The American Subcontractors Association Inc. (ASA) moved aggressively on Nov. 6, 2002, to protect Tennessee’s construction subcontractors by filing court papers as an “amicus curiae,” or “friend of the court,” in a lawsuit that will very likely determine the balance of power in all change order disputes decided under Tennessee law.
ASA, together with ASA-Middle Tennessee and ASA of West Tennessee, filed the brief with the Tennessee Court of Appeals in the case of Amprite Electric v. Tennessee Stadium Group. An “amicus curiae” is a person or entity that is not a party to a case, but believes that the outcome will set a legally binding precedent that affects its interests.
The original lawsuit was initiated by a subcontractor that was never paid for extra work outside the scope of the original contract. The general contractor ordered the extra work, but refused to pay for it on the grounds that it had never provided the subcontractor with written change orders. While ASA believes that the general contractor “waived” the requirement in the contract for written change orders, a Tennessee anti-waiver statute provides in many cases that contractual terms cannot be waived unless they are waived in writing. ASA believes that the anti-waiver law was never meant to apply to construction, and that other legal theories support the subcontractor’s right to be paid for the extra value it added to the project.

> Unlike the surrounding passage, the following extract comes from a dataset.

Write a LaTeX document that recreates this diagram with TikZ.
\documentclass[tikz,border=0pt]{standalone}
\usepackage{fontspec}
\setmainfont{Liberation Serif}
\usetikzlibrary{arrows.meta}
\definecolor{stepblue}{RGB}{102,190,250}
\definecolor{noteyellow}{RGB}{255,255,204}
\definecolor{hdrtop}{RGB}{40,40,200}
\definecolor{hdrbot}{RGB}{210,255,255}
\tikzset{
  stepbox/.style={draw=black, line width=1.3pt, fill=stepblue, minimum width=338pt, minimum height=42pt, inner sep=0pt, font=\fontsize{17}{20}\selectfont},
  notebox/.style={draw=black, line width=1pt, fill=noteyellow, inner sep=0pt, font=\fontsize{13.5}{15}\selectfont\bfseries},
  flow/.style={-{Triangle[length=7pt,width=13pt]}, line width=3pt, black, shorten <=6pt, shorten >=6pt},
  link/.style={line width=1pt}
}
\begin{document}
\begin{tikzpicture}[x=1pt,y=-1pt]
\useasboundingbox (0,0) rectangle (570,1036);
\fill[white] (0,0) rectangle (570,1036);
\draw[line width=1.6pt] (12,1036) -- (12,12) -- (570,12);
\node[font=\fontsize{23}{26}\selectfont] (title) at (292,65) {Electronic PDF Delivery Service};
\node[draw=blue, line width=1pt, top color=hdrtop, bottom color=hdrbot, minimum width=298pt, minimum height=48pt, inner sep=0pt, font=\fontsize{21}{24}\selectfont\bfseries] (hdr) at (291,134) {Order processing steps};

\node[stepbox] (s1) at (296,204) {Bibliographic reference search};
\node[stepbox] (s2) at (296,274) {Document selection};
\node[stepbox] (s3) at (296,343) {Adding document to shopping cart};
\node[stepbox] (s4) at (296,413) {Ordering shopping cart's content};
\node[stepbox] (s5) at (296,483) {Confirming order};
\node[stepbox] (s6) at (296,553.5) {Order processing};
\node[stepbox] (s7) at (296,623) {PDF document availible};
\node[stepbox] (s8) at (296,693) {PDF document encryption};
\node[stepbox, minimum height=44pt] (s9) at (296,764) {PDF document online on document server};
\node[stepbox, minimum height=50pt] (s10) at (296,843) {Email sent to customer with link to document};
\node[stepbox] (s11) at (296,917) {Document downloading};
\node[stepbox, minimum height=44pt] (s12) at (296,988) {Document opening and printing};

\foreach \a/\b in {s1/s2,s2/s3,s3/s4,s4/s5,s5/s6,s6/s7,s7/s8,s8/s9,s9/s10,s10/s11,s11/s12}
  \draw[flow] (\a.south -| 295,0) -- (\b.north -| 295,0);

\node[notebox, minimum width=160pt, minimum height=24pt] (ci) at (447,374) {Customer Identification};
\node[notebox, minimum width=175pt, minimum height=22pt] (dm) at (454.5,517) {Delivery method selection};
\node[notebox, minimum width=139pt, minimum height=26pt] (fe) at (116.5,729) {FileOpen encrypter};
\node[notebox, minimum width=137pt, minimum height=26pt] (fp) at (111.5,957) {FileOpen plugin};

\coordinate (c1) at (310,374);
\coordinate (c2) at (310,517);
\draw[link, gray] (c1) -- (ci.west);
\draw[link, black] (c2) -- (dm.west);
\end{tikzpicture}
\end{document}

ASA’s Subcontractors Legal Defense Fund (SLDF) is funding ASA’s involvement in the appeal, in hopes that a victory for the subcontractor will add to the legal arguments supporting subcontractors across the country seeking payment for extra work. ASA believes that the Amprite case may have far-reaching implications for payment practices.

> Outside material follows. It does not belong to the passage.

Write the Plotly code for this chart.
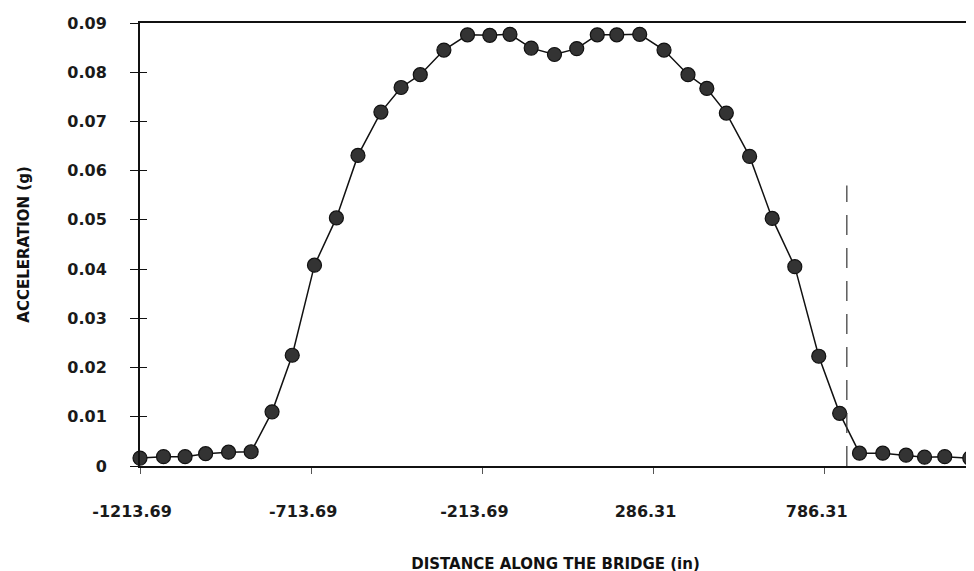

ASA’s brief states, in part, that change order provision “have been used as a weapon by general contractors to deny or delay payment to subcontractors who do the work but, in the interest of teamwork and job progress, do not obtain written change orders before doing the planning and drawings in advance of beginning work.”
One of the keys to the subcontractor’s legal victory at trial was the meticulous project documentation performed by the staff on the project. Based on the documentation and courtroom testimony, the trial court found that the legal principles of “implied contract” and “estoppel” were applicable, notwithstanding the Tennessee anti-waiver law, and entered a $1.2-million judgement in favor of the subcontractor, Amprite Electric. The trial court determined that Tennessee Stadium Group had abandoned the established change order procedure. The court found that by encouraging Amprite Electric to continue work. Tennessee Stadium Group’s actions were contrary to the argument that the work was not authorized. Tennessee Stadium Group is appealing the decision.
Philip Jones, an attorney with the Nashville law firm of Evans, Jones & Reynolds, represented Amprite Electric in the trial court victory over Tennessee Stadium Group, the construction management partnership in charge of the Adelphia Coliseum project. ASA retained Nashville attorney Todd Panther of Tune, Entrekin & White, P.C., to prepare ASA’s amicus curiae brief.
ASA’s Subcontractors Legal Defense Fund supports ASA’s critical legal activities to protect the interests of all subcontractors, and is funded solely by contributions. SLDF funds are invested to defend subcontractors in precedent-setting cases.